Frequently Asked Questions

Should I try to live by all these quotes at once?

No. That's how well-intentioned new year efforts become overwhelming by February. Choose what speaks to you, practice one theme at a time, and let wisdom settle into your life gradually. Integration beats accumulation.

What if I don't feel hopeful about the new year?

That's completely valid. New years can feel empty if you're grieving, struggling, or skeptical. Start with the resilience and presence quotes instead. Hope isn't a requirement—showing up is.

How do I remember these quotes when I need them most?

Repetition and placement. Your brain remembers what it sees regularly. Choose 2-3 quotes, write them down, say them aloud, and place them in spaces you frequent. The ones that stick will come to you naturally when you need them.

Can I modify these quotes to fit my life better?

Absolutely. These quotes are starting points, not scripture. If rewording something makes it more meaningful to you, that's wisdom working the way it should. Let words adapt to your life, not the other way around.

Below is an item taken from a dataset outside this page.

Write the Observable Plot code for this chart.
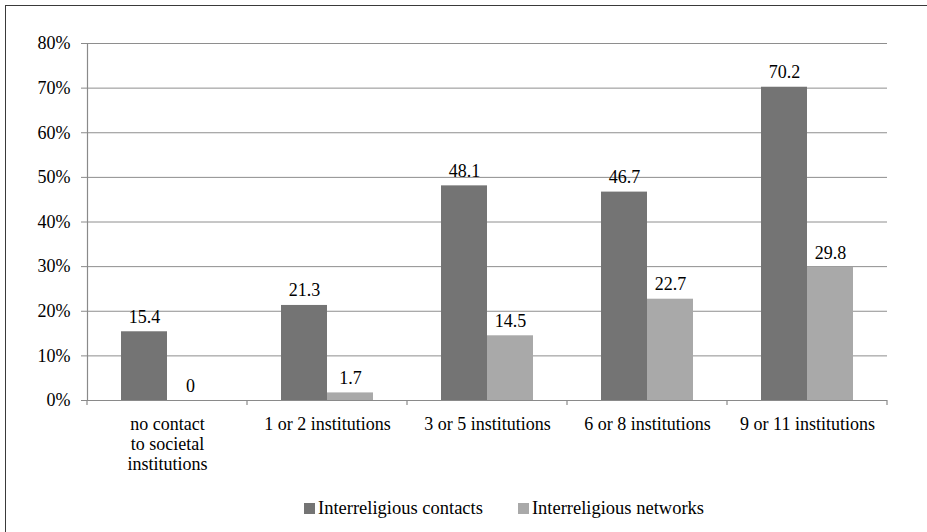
<!DOCTYPE html>
<html>
<head>
<meta charset="utf-8">
<script src="https://cdn.jsdelivr.net/npm/d3@7"></script>
<script src="https://cdn.jsdelivr.net/npm/@observablehq/plot@0.6"></script>
<style>
  html, body { margin: 0; padding: 0; background: #fff; }
  #wrap { position: relative; width: 927px; height: 532px; overflow: hidden; font-family: 'Liberation Serif', 'DejaVu Serif', serif; }
  #border { position: absolute; left: 5px; top: 5px; width: 940px; height: 540px; border-left: 1.5px solid #3a3a3a; border-top: 1.5px solid #3a3a3a; box-sizing: border-box; }
  #chart { position: absolute; left: 0; top: 0; }
  #legend { position: absolute; left: 304px; top: 498px; display: flex; gap: 35px; font-size: 18.5px; line-height: 20px; color: #000; font-family: 'Liberation Serif', 'DejaVu Serif', serif; }
  #legend .item { display: flex; align-items: center; gap: 3px; }
  #legend .sw { width: 11px; height: 11px; display: inline-block; }
  #chart svg, #chart svg text { font-family: 'Liberation Serif', 'DejaVu Serif', serif !important; }
</style>
</head>
<body>
<div id="wrap">
  <div id="border"></div>
  <div id="chart"></div>
  <div id="legend"></div>
</div>
<script>
const categories = ["no contact to societal institutions", "1 or 2 institutions", "3 or 5 institutions", "6 or 8 institutions", "9 or 11 institutions"];
const categoryLabels = ["no contact\nto societal\ninstitutions", "1 or 2 institutions", "3 or 5 institutions", "6 or 8 institutions", "9 or 11 institutions"];
const series = ["Interreligious contacts", "Interreligious networks"];
const contacts = [15.4, 21.3, 48.1, 46.7, 70.2];
const networks = [0, 1.7, 14.5, 22.7, 29.8];
const yTicks = [0, 10, 20, 30, 40, 50, 60, 70, 80];
const colors = ["#747474", "#a9a9a9"];

const rows = categories.flatMap((c, i) => [
  {category: c, series: series[0], value: contacts[i]},
  {category: c, series: series[1], value: networks[i]}
]);
const labelOf = new Map(categories.map((c, i) => [c, categoryLabels[i]]));

const chart = Plot.plot({
  width: 927,
  height: 490,
  marginLeft: 86,
  marginRight: 40,
  marginTop: 43,
  marginBottom: 90,
  style: {fontFamily: "'Liberation Serif', 'DejaVu Serif', serif", fontSize: "18px", color: "#000", background: "transparent"},
  fx: {domain: categories, padding: 0},
  x: {domain: series, paddingInner: 0, paddingOuter: 0.73, axis: null},
  y: {domain: [0, 80]},
  color: {domain: series, range: colors},
  marks: [
    Plot.gridY(yTicks.filter(d => d > 0), {stroke: "#8e8e8e", strokeOpacity: 1, strokeWidth: 1}),
    Plot.barY(rows, {fx: "category", x: "series", y: "value", fill: "series"}),
    Plot.ruleY([0], {stroke: "#8a8a8a", strokeWidth: 1.2}),
    Plot.frame({anchor: "left", facetAnchor: "left", stroke: "#8a8a8a", strokeWidth: 1.2}),
    Plot.text(rows, {fx: "category", x: "series", y: "value", text: d => String(d.value), lineAnchor: "bottom", dy: -9, fill: "#000", fontSize: 18}),
    Plot.axisY({ticks: yTicks, tickFormat: d => d + "%", tickSize: 6, tickPadding: 11, stroke: "#8a8a8a", fontSize: 18, label: null}),
    Plot.axisFx({anchor: "bottom", tickSize: 0, tickPadding: 15, tickFormat: d => labelOf.get(d), lineHeight: 1.12, fontSize: 18, label: null})
  ]
});

const fx = chart.scale("fx");
const y = chart.scale("y");
const svg = d3.select(chart);
const bounds = categories.map(c => fx.apply(c)).concat([fx.range[1]]);
const y0 = y.apply(0);
svg.append("g")
  .attr("stroke", "#8a8a8a")
  .attr("stroke-width", 1.2)
  .selectAll("line")
  .data(bounds)
  .join("line")
  .attr("x1", d => d).attr("x2", d => d)
  .attr("y1", y0).attr("y2", y0 + 5);

document.getElementById("chart").appendChild(chart);

const legend = d3.select("#legend");
series.forEach((s, i) => {
  const item = legend.append("div").attr("class", "item");
  item.append("span").attr("class", "sw").style("background", colors[i]);
  item.append("span").text(s);
});
</script>
</body>
</html>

What makes a quote actually change behavior?

Connection and repetition. A quote only shifts you if it resonates with something you already sense is true. Read it often, write about it, share it, and notice how it shows up in small decisions. Change compounds through consistency, not through a single moment of inspiration.

Should I focus on quotes that challenge me or ones that comfort me?

Both matter at different times. Comfort quotes help you trust yourself when doubt arrives. Challenge quotes push you past what feels safe. A balanced year probably needs both—comfort to sustain you, challenge to expand you.

Is it better to focus on outcome-based quotes (like success quotes) or mindset quotes?

Mindset creates outcomes. If you chase achievement words without tending your internal foundation, you'll find yourself exhausted and hollow. Start with presence, intention, and resilience. Everything else builds from there.

What if I forget about these quotes by February?

That's the reality for most people, and it's okay. When you remember, return to them. Growth isn't linear, and neither is the practice of reminding yourself why things matter. Returning is not failure—it's how intention actually works.